[Problem details]
Retype the listing below line for line, but only from the line with "Write a Python" down to the line with "return (H - mb - py) / ph", inclusive. Pictures stay out.

* begin *

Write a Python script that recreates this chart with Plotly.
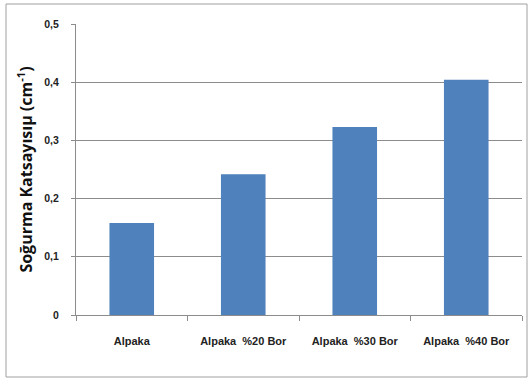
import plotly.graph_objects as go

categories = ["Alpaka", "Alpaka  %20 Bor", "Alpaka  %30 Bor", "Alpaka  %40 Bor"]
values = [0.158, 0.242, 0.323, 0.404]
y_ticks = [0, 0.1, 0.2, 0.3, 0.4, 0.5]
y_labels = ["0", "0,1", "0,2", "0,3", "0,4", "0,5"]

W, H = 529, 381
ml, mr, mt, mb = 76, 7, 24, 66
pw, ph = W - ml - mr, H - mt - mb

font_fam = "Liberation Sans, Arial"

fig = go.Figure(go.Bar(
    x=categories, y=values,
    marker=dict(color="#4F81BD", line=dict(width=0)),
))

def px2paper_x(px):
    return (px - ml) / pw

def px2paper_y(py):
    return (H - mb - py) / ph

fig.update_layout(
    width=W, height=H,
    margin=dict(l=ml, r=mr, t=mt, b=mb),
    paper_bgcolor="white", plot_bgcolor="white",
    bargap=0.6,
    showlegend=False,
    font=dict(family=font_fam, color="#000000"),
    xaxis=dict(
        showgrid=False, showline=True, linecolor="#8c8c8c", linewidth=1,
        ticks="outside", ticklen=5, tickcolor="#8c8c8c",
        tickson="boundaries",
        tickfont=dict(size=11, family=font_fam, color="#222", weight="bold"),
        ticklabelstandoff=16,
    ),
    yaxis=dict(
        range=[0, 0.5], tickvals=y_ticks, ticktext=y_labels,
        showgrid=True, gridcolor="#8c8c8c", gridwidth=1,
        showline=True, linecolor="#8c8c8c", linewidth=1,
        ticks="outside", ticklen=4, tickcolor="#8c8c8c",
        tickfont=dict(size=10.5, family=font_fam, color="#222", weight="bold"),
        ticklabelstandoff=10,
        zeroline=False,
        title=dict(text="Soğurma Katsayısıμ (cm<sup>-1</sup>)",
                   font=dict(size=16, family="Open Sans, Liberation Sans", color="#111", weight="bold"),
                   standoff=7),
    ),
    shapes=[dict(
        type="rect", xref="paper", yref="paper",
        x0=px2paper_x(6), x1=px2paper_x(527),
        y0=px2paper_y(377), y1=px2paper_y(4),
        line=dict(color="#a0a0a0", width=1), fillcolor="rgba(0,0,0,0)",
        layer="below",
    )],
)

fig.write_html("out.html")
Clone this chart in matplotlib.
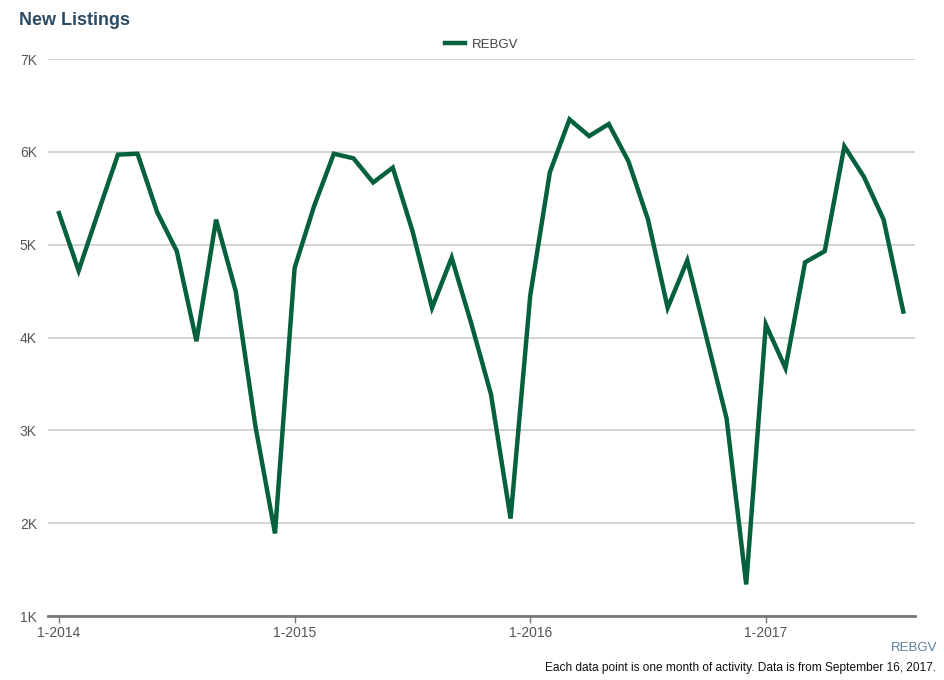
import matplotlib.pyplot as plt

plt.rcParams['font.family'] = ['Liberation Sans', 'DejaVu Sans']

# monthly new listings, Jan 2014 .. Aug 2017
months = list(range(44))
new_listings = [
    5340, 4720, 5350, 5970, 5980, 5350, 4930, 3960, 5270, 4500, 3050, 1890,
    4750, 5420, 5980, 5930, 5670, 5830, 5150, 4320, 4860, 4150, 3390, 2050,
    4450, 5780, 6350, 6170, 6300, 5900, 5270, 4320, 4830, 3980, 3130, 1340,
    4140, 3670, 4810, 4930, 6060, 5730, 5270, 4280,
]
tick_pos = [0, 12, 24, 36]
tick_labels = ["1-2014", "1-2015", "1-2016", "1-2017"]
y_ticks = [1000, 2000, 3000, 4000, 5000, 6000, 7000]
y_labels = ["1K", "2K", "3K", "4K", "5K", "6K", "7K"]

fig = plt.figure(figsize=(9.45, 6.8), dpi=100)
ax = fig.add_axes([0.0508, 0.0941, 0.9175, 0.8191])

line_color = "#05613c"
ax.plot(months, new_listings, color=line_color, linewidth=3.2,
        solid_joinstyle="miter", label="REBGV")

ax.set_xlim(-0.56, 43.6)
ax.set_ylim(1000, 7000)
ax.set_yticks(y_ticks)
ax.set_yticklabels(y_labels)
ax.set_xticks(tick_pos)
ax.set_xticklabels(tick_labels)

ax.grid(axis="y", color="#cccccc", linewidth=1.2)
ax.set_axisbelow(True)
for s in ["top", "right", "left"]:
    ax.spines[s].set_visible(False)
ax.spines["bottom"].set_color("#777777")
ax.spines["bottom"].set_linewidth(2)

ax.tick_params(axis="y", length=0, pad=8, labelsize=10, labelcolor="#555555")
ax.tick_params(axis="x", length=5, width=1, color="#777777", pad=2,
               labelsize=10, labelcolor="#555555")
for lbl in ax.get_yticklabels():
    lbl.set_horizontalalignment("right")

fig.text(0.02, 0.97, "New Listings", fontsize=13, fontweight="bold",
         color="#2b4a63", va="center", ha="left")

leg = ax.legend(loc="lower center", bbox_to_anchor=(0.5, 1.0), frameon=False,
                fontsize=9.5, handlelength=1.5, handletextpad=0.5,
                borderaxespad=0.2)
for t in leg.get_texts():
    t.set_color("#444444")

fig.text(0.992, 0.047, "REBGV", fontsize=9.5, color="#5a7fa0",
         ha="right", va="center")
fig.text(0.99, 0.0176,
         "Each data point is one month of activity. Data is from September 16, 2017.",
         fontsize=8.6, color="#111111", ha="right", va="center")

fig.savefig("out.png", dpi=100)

* end *
* begin *

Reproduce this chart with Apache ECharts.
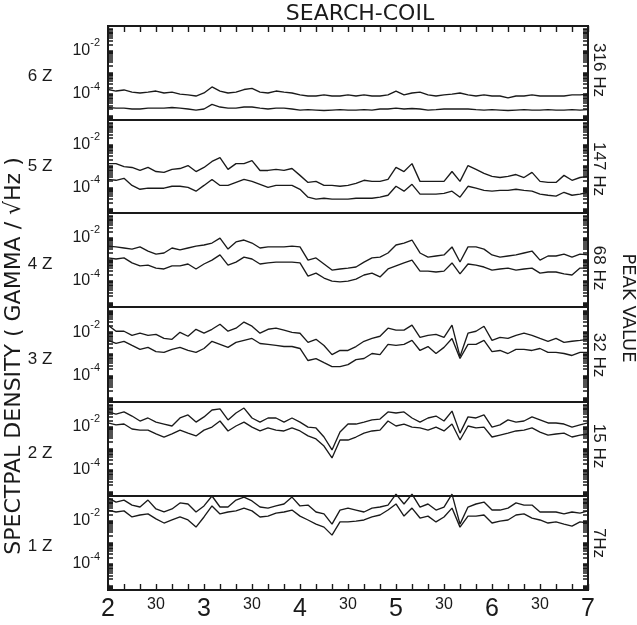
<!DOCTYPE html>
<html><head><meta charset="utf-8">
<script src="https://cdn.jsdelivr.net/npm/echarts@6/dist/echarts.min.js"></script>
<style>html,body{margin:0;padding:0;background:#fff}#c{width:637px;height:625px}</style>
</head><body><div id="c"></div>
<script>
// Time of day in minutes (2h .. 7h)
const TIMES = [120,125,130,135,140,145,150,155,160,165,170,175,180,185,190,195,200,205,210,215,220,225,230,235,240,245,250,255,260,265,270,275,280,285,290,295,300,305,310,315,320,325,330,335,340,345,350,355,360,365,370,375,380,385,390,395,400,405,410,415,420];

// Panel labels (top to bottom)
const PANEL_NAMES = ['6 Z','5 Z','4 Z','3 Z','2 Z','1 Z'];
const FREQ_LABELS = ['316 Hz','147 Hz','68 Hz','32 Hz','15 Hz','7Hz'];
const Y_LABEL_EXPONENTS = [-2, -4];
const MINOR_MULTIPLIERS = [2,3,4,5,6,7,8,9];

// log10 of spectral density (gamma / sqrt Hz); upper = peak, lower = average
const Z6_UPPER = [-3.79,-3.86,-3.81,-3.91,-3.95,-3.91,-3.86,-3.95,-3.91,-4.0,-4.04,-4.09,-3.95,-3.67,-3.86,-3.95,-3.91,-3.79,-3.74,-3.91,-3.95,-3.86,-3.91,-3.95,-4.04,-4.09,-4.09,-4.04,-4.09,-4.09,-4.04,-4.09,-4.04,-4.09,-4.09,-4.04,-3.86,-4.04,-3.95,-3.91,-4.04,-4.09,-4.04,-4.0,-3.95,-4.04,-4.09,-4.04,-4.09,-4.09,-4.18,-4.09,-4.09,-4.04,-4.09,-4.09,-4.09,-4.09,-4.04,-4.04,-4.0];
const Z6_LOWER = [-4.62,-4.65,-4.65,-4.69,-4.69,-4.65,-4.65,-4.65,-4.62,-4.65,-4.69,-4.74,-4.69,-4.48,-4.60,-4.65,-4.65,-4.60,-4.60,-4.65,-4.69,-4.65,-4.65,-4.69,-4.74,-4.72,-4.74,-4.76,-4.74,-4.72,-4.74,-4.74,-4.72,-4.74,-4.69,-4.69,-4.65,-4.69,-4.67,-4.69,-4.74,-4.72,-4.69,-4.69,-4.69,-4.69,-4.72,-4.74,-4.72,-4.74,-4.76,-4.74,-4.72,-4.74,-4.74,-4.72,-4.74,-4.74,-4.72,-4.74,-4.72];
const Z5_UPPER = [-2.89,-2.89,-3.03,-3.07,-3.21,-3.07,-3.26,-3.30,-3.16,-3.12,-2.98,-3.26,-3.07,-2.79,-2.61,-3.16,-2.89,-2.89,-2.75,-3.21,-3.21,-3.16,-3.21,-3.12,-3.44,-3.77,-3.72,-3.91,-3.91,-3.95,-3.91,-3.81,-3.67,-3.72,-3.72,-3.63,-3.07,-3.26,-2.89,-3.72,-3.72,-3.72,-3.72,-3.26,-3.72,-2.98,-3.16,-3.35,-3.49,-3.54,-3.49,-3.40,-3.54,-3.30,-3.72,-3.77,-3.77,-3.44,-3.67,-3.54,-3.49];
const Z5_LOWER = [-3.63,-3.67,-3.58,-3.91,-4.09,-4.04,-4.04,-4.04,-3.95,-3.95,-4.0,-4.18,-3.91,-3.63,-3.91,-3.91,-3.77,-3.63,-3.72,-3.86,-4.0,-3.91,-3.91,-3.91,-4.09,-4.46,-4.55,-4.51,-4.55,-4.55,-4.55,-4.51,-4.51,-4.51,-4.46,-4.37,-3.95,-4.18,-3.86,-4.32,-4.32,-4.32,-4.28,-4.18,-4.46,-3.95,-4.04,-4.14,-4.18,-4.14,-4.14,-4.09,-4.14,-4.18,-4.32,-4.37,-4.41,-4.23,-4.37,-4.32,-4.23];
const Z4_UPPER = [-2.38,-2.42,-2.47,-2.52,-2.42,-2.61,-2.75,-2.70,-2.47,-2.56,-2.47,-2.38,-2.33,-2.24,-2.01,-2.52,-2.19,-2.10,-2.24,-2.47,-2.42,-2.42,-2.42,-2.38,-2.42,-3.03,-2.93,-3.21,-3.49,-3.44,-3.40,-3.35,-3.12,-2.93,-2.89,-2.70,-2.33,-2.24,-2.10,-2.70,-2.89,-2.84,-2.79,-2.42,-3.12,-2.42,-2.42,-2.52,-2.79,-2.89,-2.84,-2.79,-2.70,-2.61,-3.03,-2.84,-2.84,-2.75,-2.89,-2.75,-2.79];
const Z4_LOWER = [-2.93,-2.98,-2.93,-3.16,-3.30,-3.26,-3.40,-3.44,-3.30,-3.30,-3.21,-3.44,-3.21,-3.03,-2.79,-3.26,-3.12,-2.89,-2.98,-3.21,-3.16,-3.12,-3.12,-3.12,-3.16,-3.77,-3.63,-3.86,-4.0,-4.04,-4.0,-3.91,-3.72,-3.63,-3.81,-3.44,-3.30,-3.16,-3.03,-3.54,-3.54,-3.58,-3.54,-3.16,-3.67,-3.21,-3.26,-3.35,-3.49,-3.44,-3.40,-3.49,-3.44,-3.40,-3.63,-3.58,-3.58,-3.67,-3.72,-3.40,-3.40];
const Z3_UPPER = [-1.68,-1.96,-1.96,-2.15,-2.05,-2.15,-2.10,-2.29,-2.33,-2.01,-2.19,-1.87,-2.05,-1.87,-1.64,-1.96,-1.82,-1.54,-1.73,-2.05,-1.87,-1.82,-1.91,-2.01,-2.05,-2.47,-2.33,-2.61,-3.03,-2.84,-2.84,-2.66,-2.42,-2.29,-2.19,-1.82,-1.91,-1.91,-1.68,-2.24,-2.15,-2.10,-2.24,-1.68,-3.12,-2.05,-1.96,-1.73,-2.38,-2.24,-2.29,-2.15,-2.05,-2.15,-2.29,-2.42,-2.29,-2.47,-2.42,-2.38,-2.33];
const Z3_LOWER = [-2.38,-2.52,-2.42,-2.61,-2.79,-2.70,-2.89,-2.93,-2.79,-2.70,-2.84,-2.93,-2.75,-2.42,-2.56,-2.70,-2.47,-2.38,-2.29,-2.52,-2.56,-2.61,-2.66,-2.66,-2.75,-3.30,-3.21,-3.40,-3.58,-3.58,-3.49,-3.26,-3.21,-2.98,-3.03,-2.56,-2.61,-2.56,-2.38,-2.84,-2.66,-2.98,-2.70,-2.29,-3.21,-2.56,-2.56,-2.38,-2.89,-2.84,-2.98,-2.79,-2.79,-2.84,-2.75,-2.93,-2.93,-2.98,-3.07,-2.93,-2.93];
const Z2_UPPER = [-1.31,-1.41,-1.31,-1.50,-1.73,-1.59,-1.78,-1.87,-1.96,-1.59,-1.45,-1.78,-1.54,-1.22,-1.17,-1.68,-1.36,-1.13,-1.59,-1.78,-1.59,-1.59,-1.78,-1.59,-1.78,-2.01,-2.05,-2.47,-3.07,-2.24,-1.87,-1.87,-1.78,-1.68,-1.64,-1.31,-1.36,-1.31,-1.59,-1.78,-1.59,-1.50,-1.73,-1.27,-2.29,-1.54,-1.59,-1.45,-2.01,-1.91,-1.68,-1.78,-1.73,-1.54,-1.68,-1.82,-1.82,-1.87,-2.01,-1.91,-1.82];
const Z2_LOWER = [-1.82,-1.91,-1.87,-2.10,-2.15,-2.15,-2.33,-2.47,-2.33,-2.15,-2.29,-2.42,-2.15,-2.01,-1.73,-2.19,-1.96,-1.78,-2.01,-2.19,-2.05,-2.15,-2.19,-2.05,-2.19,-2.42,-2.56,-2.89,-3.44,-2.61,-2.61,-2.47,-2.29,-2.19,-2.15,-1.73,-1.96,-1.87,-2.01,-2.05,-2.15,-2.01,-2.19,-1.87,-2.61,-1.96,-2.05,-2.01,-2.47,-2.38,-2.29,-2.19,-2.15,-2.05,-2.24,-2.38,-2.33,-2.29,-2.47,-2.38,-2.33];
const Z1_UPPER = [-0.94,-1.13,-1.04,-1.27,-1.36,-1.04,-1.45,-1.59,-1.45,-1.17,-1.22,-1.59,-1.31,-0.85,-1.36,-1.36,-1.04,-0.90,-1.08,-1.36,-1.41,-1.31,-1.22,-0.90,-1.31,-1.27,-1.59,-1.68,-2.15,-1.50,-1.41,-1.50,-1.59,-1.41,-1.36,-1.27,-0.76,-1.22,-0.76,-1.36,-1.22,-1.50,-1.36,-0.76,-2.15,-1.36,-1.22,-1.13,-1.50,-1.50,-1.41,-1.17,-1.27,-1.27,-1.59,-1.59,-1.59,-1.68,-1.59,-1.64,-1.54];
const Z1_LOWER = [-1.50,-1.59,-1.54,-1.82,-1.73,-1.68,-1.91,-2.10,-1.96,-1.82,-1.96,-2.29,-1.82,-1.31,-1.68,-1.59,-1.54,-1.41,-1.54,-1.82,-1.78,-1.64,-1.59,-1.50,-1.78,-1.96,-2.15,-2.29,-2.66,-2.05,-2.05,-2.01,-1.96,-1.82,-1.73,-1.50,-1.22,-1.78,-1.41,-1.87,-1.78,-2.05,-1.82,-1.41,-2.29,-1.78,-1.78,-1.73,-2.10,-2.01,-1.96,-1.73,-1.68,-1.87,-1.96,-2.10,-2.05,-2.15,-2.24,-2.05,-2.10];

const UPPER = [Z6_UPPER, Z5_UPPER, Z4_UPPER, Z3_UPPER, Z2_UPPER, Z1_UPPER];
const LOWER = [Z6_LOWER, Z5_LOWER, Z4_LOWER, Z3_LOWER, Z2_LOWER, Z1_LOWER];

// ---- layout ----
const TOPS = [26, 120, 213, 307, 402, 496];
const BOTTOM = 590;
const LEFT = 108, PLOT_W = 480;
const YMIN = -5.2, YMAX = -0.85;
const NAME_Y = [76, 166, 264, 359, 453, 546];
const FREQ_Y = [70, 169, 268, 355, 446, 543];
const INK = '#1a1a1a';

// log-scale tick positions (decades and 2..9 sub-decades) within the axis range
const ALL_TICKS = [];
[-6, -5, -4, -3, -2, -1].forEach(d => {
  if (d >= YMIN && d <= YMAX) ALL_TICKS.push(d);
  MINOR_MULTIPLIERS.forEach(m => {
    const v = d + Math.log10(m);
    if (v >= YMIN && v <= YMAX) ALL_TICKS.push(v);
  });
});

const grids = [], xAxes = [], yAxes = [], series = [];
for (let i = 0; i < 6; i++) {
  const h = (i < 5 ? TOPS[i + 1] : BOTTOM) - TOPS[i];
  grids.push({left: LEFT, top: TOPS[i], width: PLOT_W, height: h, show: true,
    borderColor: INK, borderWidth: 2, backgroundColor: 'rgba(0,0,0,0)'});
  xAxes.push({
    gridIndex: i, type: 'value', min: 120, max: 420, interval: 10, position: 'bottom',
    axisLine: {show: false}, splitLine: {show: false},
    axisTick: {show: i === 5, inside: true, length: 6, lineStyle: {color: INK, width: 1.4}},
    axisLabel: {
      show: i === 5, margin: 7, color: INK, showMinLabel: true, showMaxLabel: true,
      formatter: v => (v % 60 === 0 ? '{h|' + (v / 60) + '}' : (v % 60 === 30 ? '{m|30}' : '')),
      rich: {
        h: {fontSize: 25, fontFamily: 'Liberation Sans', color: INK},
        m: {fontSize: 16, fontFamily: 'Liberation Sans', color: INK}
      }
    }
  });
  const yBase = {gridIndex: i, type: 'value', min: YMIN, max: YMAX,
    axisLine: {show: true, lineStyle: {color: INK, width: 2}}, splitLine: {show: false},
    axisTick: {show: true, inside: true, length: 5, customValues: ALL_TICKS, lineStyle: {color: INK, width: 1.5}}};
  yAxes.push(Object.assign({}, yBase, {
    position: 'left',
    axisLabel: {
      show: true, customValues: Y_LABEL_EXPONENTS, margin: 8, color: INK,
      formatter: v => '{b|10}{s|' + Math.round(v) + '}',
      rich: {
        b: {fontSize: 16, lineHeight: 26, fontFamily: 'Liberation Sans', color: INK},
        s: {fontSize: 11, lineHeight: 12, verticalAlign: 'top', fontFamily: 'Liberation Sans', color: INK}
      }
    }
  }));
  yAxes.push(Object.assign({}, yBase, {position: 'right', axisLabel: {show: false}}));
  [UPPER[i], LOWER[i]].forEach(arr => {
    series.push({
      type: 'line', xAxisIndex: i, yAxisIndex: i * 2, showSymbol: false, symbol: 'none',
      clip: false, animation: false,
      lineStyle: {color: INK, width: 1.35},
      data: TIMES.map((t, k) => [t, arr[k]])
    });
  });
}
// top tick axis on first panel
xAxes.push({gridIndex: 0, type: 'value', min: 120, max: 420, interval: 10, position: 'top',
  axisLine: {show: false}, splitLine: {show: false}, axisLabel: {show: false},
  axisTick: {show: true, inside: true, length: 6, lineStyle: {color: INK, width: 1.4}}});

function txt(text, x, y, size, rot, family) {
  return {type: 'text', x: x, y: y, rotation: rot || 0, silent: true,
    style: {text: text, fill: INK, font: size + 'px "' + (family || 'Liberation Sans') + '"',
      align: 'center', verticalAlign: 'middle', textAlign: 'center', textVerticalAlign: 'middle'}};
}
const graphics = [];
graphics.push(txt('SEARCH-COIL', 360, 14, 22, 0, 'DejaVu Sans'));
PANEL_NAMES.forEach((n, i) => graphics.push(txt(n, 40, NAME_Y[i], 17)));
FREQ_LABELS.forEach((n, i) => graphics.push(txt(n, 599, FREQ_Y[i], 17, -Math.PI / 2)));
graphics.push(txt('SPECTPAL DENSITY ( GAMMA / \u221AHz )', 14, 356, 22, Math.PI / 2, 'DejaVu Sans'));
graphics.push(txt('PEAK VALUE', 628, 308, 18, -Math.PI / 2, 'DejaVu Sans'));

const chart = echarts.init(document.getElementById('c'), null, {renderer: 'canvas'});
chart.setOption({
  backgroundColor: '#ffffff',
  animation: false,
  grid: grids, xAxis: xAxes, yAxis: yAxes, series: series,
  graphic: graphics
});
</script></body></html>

* end *

[Answer for the task]
Write a Python script that recreates this chart with Plotly.
import plotly.graph_objects as go

categories = ["Alpaka", "Alpaka  %20 Bor", "Alpaka  %30 Bor", "Alpaka  %40 Bor"]
values = [0.158, 0.242, 0.323, 0.404]
y_ticks = [0, 0.1, 0.2, 0.3, 0.4, 0.5]
y_labels = ["0", "0,1", "0,2", "0,3", "0,4", "0,5"]

W, H = 529, 381
ml, mr, mt, mb = 76, 7, 24, 66
pw, ph = W - ml - mr, H - mt - mb

font_fam = "Liberation Sans, Arial"

fig = go.Figure(go.Bar(
    x=categories, y=values,
    marker=dict(color="#4F81BD", line=dict(width=0)),
))

def px2paper_x(px):
    return (px - ml) / pw

def px2paper_y(py):
    return (H - mb - py) / ph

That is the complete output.